Ранее мы уже отмечали, что Джойс охотно заимствовал внешние детали собственной жизни, используя их для построения сюжета своих произведений, и обращали внимание на особый смысл такой «автобиографичности».

Стивен Дедал — вовсе не «Джойс в молодости», точно так же Джакомо Джойс — это не «Джеймс Джойс в зрелости», хотя автор, как кажется, предельно сближает себя и своего героя, давая ему собственное имя. Но все же обратим внимание на то, что в этом итальянизированном варианте имени — Джакомо Джойс — наличествует сильно ощутимая коннотация: Джакомо — это имя знаменитого Казановы со всеми содержащимися в нем культурными смыслами: сердцеед, дамский угодник, ветреный влюбленный, соблазнитель женщин, Дон-Жуан, наконец. Этим Джойс как бы дает понять, что наивному читателю, пожелавшему объединить собирательный литературный образ с реальным человеком, следует поостеречься.

Возможно даже, что Джойс, по природе склонный ко всякого рода розыгрышам и каламбурам, сознательно провоцирует читателя на такое сближение, видя в этом особенно пикантную юмористическую ситуацию.

Смех был великой стихией его зрелого творчества, способом снятия мировоззренческих противоречий, великой разрешительной силой. В смехе, как в самой природе, мир вечно обновляется.

Как кажется, основной темой «Джакомо Джойса» является любовь. Но что же такое любовь?

Только что, закончив «Изгнанников», на примере Ричарда Роуана Джойс показал нам вариант «любви умственной», любви как темы для рассуждений о любви.

История любви Джакомо к «темной даме» — это вариант «любви чувственной», полной страсти, смятения и томления.
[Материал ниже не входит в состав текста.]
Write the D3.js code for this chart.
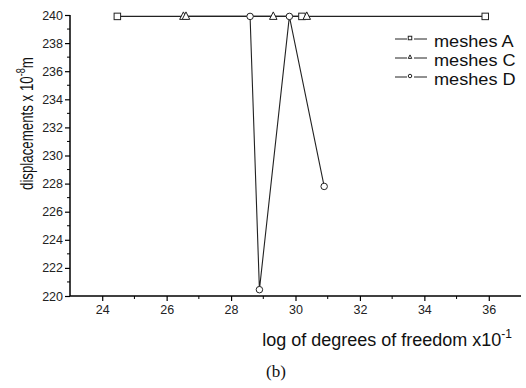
<!DOCTYPE html>
<html>
<head>
<meta charset="utf-8">
<script src="https://cdn.jsdelivr.net/npm/d3@7"></script>
<style>
  body { margin: 0; background: #fff; }
  svg { display: block; font-family: "Liberation Sans", Arial, sans-serif; }
</style>
</head>
<body>
<div id="chart"></div>
<script>
// data
const meshA_x = [24.47, 30.2, 35.89]
const meshA_y = [239.9, 239.9, 239.9]
const meshC_x = [26.52, 26.6, 29.31, 30.35]
const meshC_y = [239.9, 239.9, 239.9, 239.9]
const meshD_x = [28.59, 28.88, 29.81, 30.89]
const meshD_y = [239.9, 220.45, 239.9, 227.8]

const xTicks = [24, 26, 28, 30, 32, 34, 36]
const yTicks = [220, 222, 224, 226, 228, 230, 232, 234, 236, 238, 240]

const width = 526
const height = 388
const margin = { top: 15, right: 5, bottom: 92, left: 70 }

const svg = d3.select('#chart')
  .append('svg')
  .attr('width', width)
  .attr('height', height)

const x = d3.scaleLinear().domain([23, 37]).range([margin.left, width - margin.right])
const y = d3.scaleLinear().domain([220, 240]).range([height - margin.bottom, margin.top])

const series = [
  { name: 'meshes A', xs: meshA_x, ys: meshA_y, shape: 'square' },
  { name: 'meshes C', xs: meshC_x, ys: meshC_y, shape: 'triangle' },
  { name: 'meshes D', xs: meshD_x, ys: meshD_y, shape: 'circle' },
]

// axes
const xAxis = d3.axisBottom(x).tickValues(xTicks).tickSize(5).tickPadding(4)
const yAxis = d3.axisLeft(y).tickValues(yTicks).tickSize(5).tickPadding(2)

const gx = svg.append('g')
  .attr('transform', `translate(0,${y.range()[0]})`)
  .call(xAxis)
gx.select('.domain').attr('d', `M${x.range()[0]},0H${x.range()[1]}`).attr('stroke-width', 1.5)

const gy = svg.append('g')
  .attr('transform', `translate(${x.range()[0]},0)`)
  .call(yAxis)
gy.select('.domain').attr('d', `M0,${y.range()[0]}V${y.range()[1]}`).attr('stroke-width', 1.5)

// minor ticks
gx.selectAll('line.minor')
  .data(d3.range(25, 37, 2))
  .join('line')
  .attr('class', 'minor')
  .attr('x1', d => x(d)).attr('x2', d => x(d))
  .attr('y1', 0).attr('y2', 3)
  .attr('stroke', '#000')
gy.selectAll('line.minor')
  .data(d3.range(221, 240, 2))
  .join('line')
  .attr('class', 'minor')
  .attr('y1', d => y(d)).attr('y2', d => y(d))
  .attr('x1', 0).attr('x2', -3)
  .attr('stroke', '#000')

svg.selectAll('.tick line').attr('stroke-width', 1.2)
svg.selectAll('.tick text')
  .attr('font-size', 12.5)
  .attr('fill', '#222')
  .attr('font-family', '"Liberation Sans", Arial, sans-serif')

// lines
const line = d3.line().x(d => x(d[0])).y(d => y(d[1]))
series.forEach(s => {
  const pts = s.xs.map((v, i) => [v, s.ys[i]])
  svg.append('path')
    .datum(pts)
    .attr('d', line)
    .attr('fill', 'none')
    .attr('stroke', '#222')
    .attr('stroke-width', 1.1)
})

function drawMarker(g, shape, cx, cy, size) {
  if (shape === 'square') {
    g.append('rect')
      .attr('x', cx - size / 2).attr('y', cy - size / 2)
      .attr('width', size).attr('height', size)
      .attr('fill', '#fff').attr('stroke', '#222').attr('stroke-width', 1)
  } else if (shape === 'circle') {
    g.append('circle')
      .attr('cx', cx).attr('cy', cy).attr('r', size / 2)
      .attr('fill', '#fff').attr('stroke', '#222').attr('stroke-width', 1)
  } else {
    const h = size
    g.append('path')
      .attr('d', `M${cx},${cy - h * 0.6}L${cx + h / 2},${cy + h * 0.4}L${cx - h / 2},${cy + h * 0.4}Z`)
      .attr('fill', '#fff').attr('stroke', '#222').attr('stroke-width', 1)
  }
}

// markers
const markG = svg.append('g')
series.forEach(s => {
  s.xs.forEach((v, i) => drawMarker(markG, s.shape, x(v), y(s.ys[i]), s.shape === 'triangle' ? 7.5 : 6.5))
})

// legend
const legend = svg.append('g').attr('transform', 'translate(395,39)')
series.forEach((s, i) => {
  const g = legend.append('g').attr('transform', `translate(0,${i * 19})`)
  g.append('line').attr('x1', 0).attr('x2', 12).attr('y1', 0).attr('y2', 0).attr('stroke', '#222')
  g.append('line').attr('x1', 19).attr('x2', 32).attr('y1', 0).attr('y2', 0).attr('stroke', '#222')
  drawMarker(g, s.shape, 15, -1, 3.5)
  g.append('text')
    .attr('transform', 'translate(39,8) scale(1.1,1)')
    .attr('font-size', 16.5)
    .attr('fill', '#111')
    .text(s.name)
})

// axis titles
const xt = svg.append('text')
  .attr('x', 512).attr('y', 346)
  .attr('text-anchor', 'end')
  .attr('font-size', 18)
  .attr('fill', '#111')
xt.append('tspan').text('log of degrees of freedom x10')
xt.append('tspan').attr('dy', -8).attr('font-size', 12).text('-1')

// rotated title, squeezed along its length like the reference
const yt = svg.append('text')
  .attr('transform', 'translate(33,190) rotate(-90) scale(0.7,1)')
  .attr('font-size', 19)
  .attr('fill', '#111')
yt.append('tspan').text('displacements x 10')
yt.append('tspan').attr('dy', -8).attr('font-size', 13).text('-8')
yt.append('tspan').attr('dy', 8).text('m')

// caption
svg.append('text')
  .attr('x', 276).attr('y', 377)
  .attr('text-anchor', 'middle')
  .attr('font-family', '"Liberation Serif", "Times New Roman", serif')
  .attr('font-size', 17)
  .attr('fill', '#111')
  .text('(b)')
</script>
</body>
</html>
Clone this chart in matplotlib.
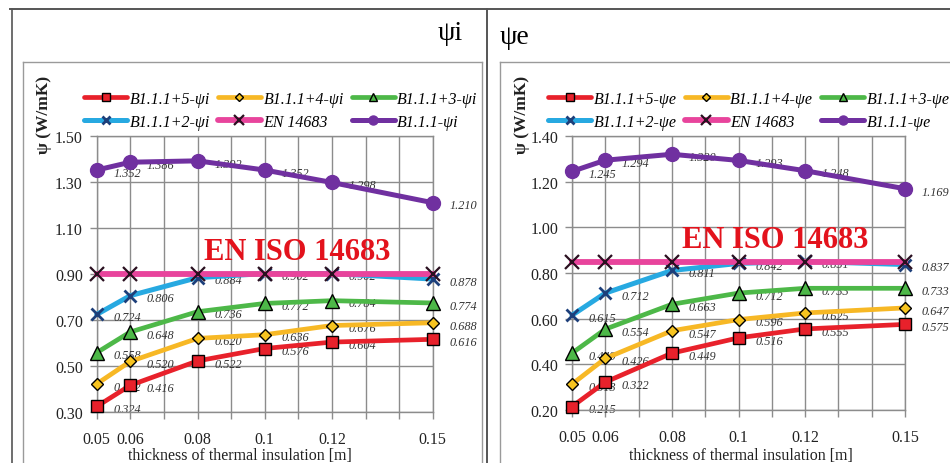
import matplotlib
matplotlib.use('Agg')
import matplotlib.pyplot as plt
from matplotlib.lines import Line2D

plt.rcParams['font.family'] = ['Liberation Serif', 'DejaVu Serif']

W, H = 950, 464

# ---------------- data ----------------
thickness = [0.05, 0.06, 0.08, 0.10, 0.12, 0.15]
xtick_pos = [0.05, 0.06, 0.07, 0.08, 0.09, 0.10, 0.11, 0.12, 0.13, 0.14, 0.15]
xtick_labels = ['0.05', '0.06', '', '0.08', '', '0.1', '', '0.12', '', '', '0.15']

# psi_i panel
psi_i_names = ['B1.1.1+5-ψi', 'B1.1.1+4-ψi', 'B1.1.1+3-ψi', 'B1.1.1+2-ψi', 'EN 14683', 'B1.1.1-ψi']
psi_i_b5 = [0.324, 0.416, 0.522, 0.576, 0.604, 0.616]
psi_i_b4 = [0.422, 0.520, 0.620, 0.636, 0.676, 0.688]
psi_i_b3 = [0.558, 0.648, 0.736, 0.772, 0.784, 0.774]
psi_i_b2 = [0.724, 0.806, 0.884, 0.902, 0.902, 0.878]
psi_i_en = [0.90, 0.90, 0.90, 0.90, 0.90, 0.90]
psi_i_b0 = [1.352, 1.386, 1.392, 1.352, 1.298, 1.210]
psi_i_yticks = [0.30, 0.50, 0.70, 0.90, 1.10, 1.30, 1.50]

# psi_e panel
psi_e_names = ['B1.1.1+5-ψe', 'B1.1.1+4-ψe', 'B1.1.1+3-ψe', 'B1.1.1+2-ψe', 'EN 14683', 'B1.1.1-ψe']
psi_e_b5 = [0.215, 0.322, 0.449, 0.516, 0.555, 0.575]
psi_e_b4 = [0.313, 0.426, 0.547, 0.596, 0.625, 0.647]
psi_e_b3 = [0.449, 0.554, 0.663, 0.712, 0.733, 0.733]
psi_e_b2 = [0.615, 0.712, 0.811, 0.842, 0.851, 0.837]
psi_e_en = [0.85, 0.85, 0.85, 0.85, 0.85, 0.85]
psi_e_b0 = [1.245, 1.294, 1.320, 1.293, 1.248, 1.169]
psi_e_yticks = [0.20, 0.40, 0.60, 0.80, 1.00, 1.20, 1.40]

x_label = 'thickness of thermal insulation [m]'
y_label = 'ψ (W/mK)'
norm_text = 'EN ISO 14683'

# ---------------- styles ----------------
styles = [
    dict(color='#e8212b', marker='s', ms=9, mfc='#e8212b', mec='black', mew=1.0, lw=3.4),
    dict(color='#f7b825', marker='D', ms=6.5, mfc='#f7c420', mec='black', mew=1.0, lw=3.4),
    dict(color='#4db848', marker='^', ms=9.5, mfc='#4db848', mec='black', mew=1.0, lw=3.4),
    dict(color='#27a9e1', marker='x', ms=9, mfc='none', mec='#1d3f7a', mew=2.0, lw=3.6),
    dict(color='#e8449c', marker='x', ms=10, mfc='none', mec='#2a1020', mew=1.6, lw=4.2),
    dict(color='#7030a0', marker='o', ms=10, mfc='#7030a0', mec='#7030a0', mew=1.0, lw=3.6),
]
show_labels = [True, True, True, True, False, True]

GRID = '#8c8c8c'


def fx(px):
    return px / W


def fy(py):
    return 1 - py / H


fig = plt.figure(figsize=(W / 100, H / 100), dpi=100)


def panel(rect_px, series, names, yticks, title, title_xy, title_ha, legend_xy,
          ylabel_xy, xlabel_xy, norm_xy):
    x0, y0, x1, y1 = rect_px
    ax = fig.add_axes([fx(x0), fy(y1), (x1 - x0) / W, (y1 - y0) / H])
    ax.set_xlim(0.05, 0.15)
    ax.set_ylim(yticks[0], yticks[-1])
    ax.set_xticks(xtick_pos)
    ax.set_xticklabels(xtick_labels)
    ax.set_yticks(yticks)
    ax.set_yticklabels(['%.2f' % v for v in yticks])
    ax.grid(True, color=GRID, lw=1.0)
    ax.set_axisbelow(True)
    for s in ax.spines.values():
        s.set_color(GRID)
        s.set_linewidth(1.0)
    ax.tick_params(axis='both', color=GRID, length=5, width=1.0,
                   labelsize=11.5, labelcolor='#222222')
    ax.tick_params(axis='x', pad=9)
    ax.tick_params(axis='y', pad=5)

    handles = []
    for vals, name, st, show in zip(series, names, styles, show_labels):
        h, = ax.plot(thickness, vals, label=name, clip_on=False, zorder=3,
                     solid_capstyle='round', **st)
        handles.append(h)
        if show:
            for xv, yv in zip(thickness, vals):
                ax.annotate('%.3f' % yv, (xv, yv), xytext=(12, -2),
                            textcoords='offset points', ha='left', va='center',
                            fontsize=8.8, style='italic', color='#333333',
                            zorder=2, annotation_clip=False)

    order = [0, 3, 1, 4, 2, 5]
    fig.legend([handles[i] for i in order], [names[i] for i in order],
               ncol=3, loc='upper left',
               bbox_to_anchor=(fx(legend_xy[0]), fy(legend_xy[1])),
               frameon=False, prop=dict(size=11.5, style='italic'),
               handlelength=2.7, handletextpad=0.15, columnspacing=0.5,
               labelspacing=0.42, borderpad=0, borderaxespad=0, markerscale=0.65)

    fig.text(fx(title_xy[0]), fy(title_xy[1]), title, fontsize=20,
             ha=title_ha, va='center')
    fig.text(fx(ylabel_xy[0]), fy(ylabel_xy[1]), y_label, rotation=90,
             fontsize=12.5, fontweight='bold', ha='center', va='center', color='#222222')
    fig.text(fx(xlabel_xy[0]), fy(xlabel_xy[1]), x_label, fontsize=11.5,
             ha='center', va='center', color='#222222')
    fig.text(fx(norm_xy[0]), fy(norm_xy[1]), norm_text, fontsize=22,
             fontweight='bold', color='#e3121c', ha='center', va='center')
    return ax


panel((96.7, 137, 432.7, 413),
      [psi_i_b5, psi_i_b4, psi_i_b3, psi_i_b2, psi_i_en, psi_i_b0],
      psi_i_names, psi_i_yticks, 'ψi', (463, 33), 'right', (84, 92),
      (44, 115), (240, 456), (297, 252))

panel((572, 137, 905, 411),
      [psi_e_b5, psi_e_b4, psi_e_b3, psi_e_b2, psi_e_en, psi_e_b0],
      psi_e_names, psi_e_yticks, 'ψe', (500, 37), 'left', (548, 92),
      (522, 115), (741, 456), (775, 240))

# table frame and inner chart boxes
def fline(xs, ys, color, lw):
    fig.add_artist(Line2D([fx(v) for v in xs], [fy(v) for v in ys],
                          color=color, lw=lw, transform=fig.transFigure))

fline([10, 950], [10, 10], '#555555', 1.4)
fline([11.5, 11.5], [10, 464], '#555555', 1.2)
fline([487, 487], [10, 464], '#555555', 1.4)
fline([23, 481.5], [63, 63], '#9a9a9a', 1.0)
fline([23, 23], [63, 464], '#9a9a9a', 1.0)
fline([481.5, 481.5], [63, 464], '#9a9a9a', 1.0)
fline([500, 950], [63, 63], '#9a9a9a', 1.0)
fline([500, 500], [63, 464], '#9a9a9a', 1.0)

fig.savefig('out.png', dpi=100)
Какой же «любви» более сочувствует Джойс? По-видимому, никакой, это лишь две маски, два варианта «темы», описанные разными способами, в одном случае — интеллектуальным дискурсом, в другом — дискурсом плоти. И обе эти любви — лишь проекции сознания персонажей. Джойс, как истинный Протей, последовательно вжился в оба образа и столь же мастерски вышел из них, отстранился от каждого.

Подобно Оле-Лукойе из сказки Андерсена, он раскрывает над читателем разноцветный зонтик. Пойдешь за мной, — как бы говорит он своему читателю, — я покажу тебе много интересного, над чем стоит подумать или посмеяться. Смысл будет таким, каким захочешь, в том числе и таким, от которого ты сможешь покраснеть: «Любишь меня, люби мой зонтик».